LANSING, Mich. (WILX) - There are 500,000 open heart surgeries done in the United States every year. half of those patients require a blood transfusion.
But what if you’ve had a complication during a transfusion in the past, or if your religion forbids it?
It is a major, life-saving procedure but it can also cause significant blood loss – open heart surgery presents unique challenges for patients who must avoid blood transfusions. Cardiovascular surgeon Dr. John Puskas says one key is to prepare well before the patient is wheeled into the OR.
“We give patients something called erythropoietin – a hormone that increases their blood counts prior to surgery,” explains Dr. Puskas.

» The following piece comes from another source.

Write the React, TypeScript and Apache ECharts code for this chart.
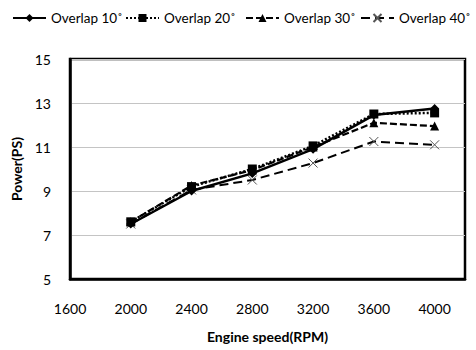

Dr. Puskas and his colleagues can use a new surgical technique for bypass patients.
“We do this all arterial, no aortic touch operation, meaning we don’t connect any of the bypass grafts to the aorta,” Dr. Puskas said.
By avoiding the aorta, doctors minimize blood loss. The no-touch bypass surgery means they can also avoid putting a patient on a heart-lung machine, which lowers the risk of blood loss. And if patients do lose blood, doctors use a medical procedure to safely recycle it.
“Washed centrifuge and returned to the patient, so that we use these cell savers or cell salvage devices in the operating room,” Dr. Puskas said.
It’s a medical technique that saves lives and allows doctors to respect patients’ wishes.
People who are practicing Jehovah’s Witnesses and Christian Scientists have religious beliefs that require them to avoid transfusions. Additionally, some people have conditions that cause allergic reactions to blood during transfusions.